Muriel Pénicaud a promis un "big bang" : la ministre du Travail dévoile lundi sa réforme de la formation professionnelle, censée donner plus de droits aux salariés, mais aussi simplifier drastiquement le système, au risque de fâcher les partenaires sociaux.
Une réforme selon l'accord signé avec les syndicats et le patronat. Les annonces attendues dans la matinée s'inscriront dans un projet de loi destiné à apporter plus de sécurité aux salariés, qui contiendra aussi des volets "apprentissage" et "assurance chômage". Le texte, qui devrait être présenté mi-avril en Conseil des ministres, complétera les ordonnances réformant le code du Travail, entrées en vigueur fin 2017 et qui donnaient plus de souplesse aux entreprises. Le volet "formation professionnelle" va "largement s'appuyer" sur l'accord conclu le 22 février par les syndicats et le patronat, selon la ministre.

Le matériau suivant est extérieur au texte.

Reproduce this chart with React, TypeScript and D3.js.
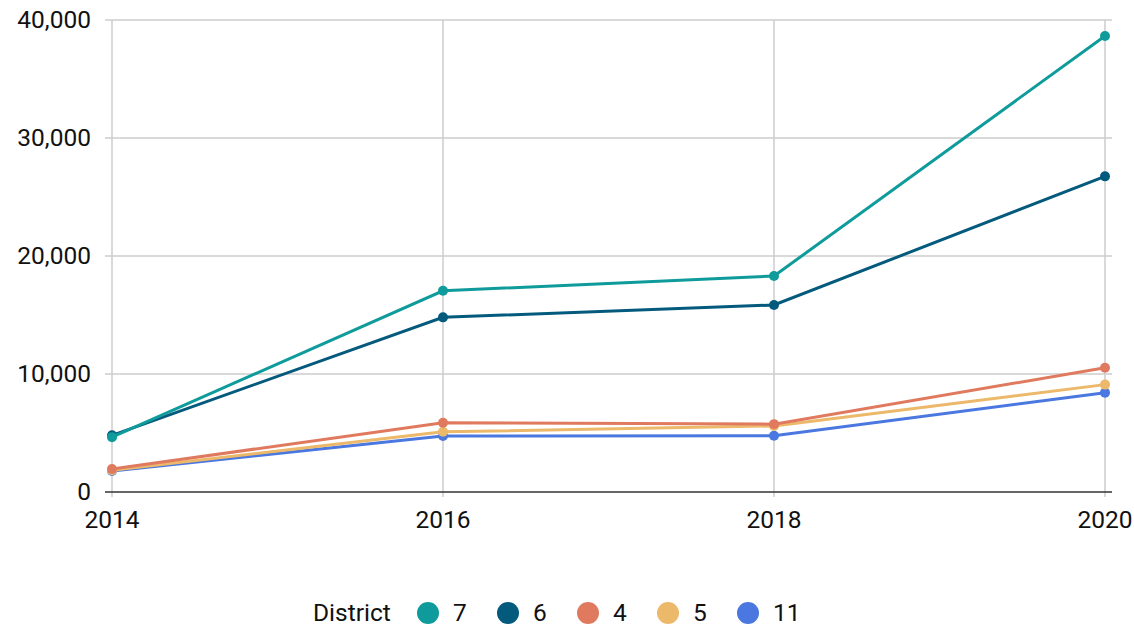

Davantage d'heures de formation et une réforme de l'alternance. Ce texte, âprement négocié pendant trois mois, contient, entre autres, un renforcement du compte personnel de formation (CPF), qui permettra aux salariés de cumuler davantage d'heures de formation (35 heures au lieu de 24, dans la limite de 400 heures au lieu de 150), une absorption dans le CPF du congé individuel de formation (CIF), un dispositif notamment dédié aux reconversions, un financement spécifique pour le conseil en évolution professionnel (CEP) et une réforme de l'alternance.
ENQUÊTE - Les 4 chiffres sur le juteux business de la formation professionnelle :
Le gouvernement va s'attaquer à la "tuyauterie". Il s'agit d'une "très grande avancée pour développer les droits individuels des salariés et demandeurs d'emploi", a salué Muriel Pénicaud vendredi. Mais pour la ministre, le compte n'y est pas sur la remise à plat du système, d'une "complexité inouïe". Le gouvernement entend s'attaquer à la "tuyauterie", au "back-office", à "l'organisation du système qui fait que les droits restent fictifs ou deviennent réels", selon son cabinet. La ministre promet ni plus ni moins qu'un "big bang".
Des réticences du côté des syndicats. Cette annonce choc a braqué syndicats et patronat. Très amers, certains y ont vu du "mépris". "Madame la ministre devrait faire attention que son 'big bang' ne lui revienne pas comme un boomerang", a prévenu Michel Beaugas (FO). "Attention" à ne pas se mettre "davantage à travailler sur la tuyauterie que sur le réel des gens", a mis en garde samedi Laurent Berger (CFDT).
Les partenaires sociaux avaient choisi de s'inscrire dans la continuité de la réforme de 2014, qui avait créé le CPF et le conseil en évolution professionnelle. La CFDT et le Medef ont insisté sur le fait que le "big bang" n'était "pas dans le document d'orientation du gouvernement" envoyé mi-novembre.
Une modification du rôle des Opca ? Le député LREM Sylvain Maillard expliquait la semaine dernière que le gouvernement devrait modifier le rôle des Opca, les organismes paritaires aujourd'hui chargés de la collecte et de la gestion des cotisations formation des entreprises. Les Opca, accusées d'être "juges et parties", perdraient la collecte, qui serait assurée par les Urssaf, et devraient se recentrer sur "le conseil" aux salariés et la "montée en qualité des organismes de formation". Dans leur accord, syndicats et patronat souhaitaient que les Opca continuent de collecter les fonds, dans un souci "d'efficacité et de visibilité".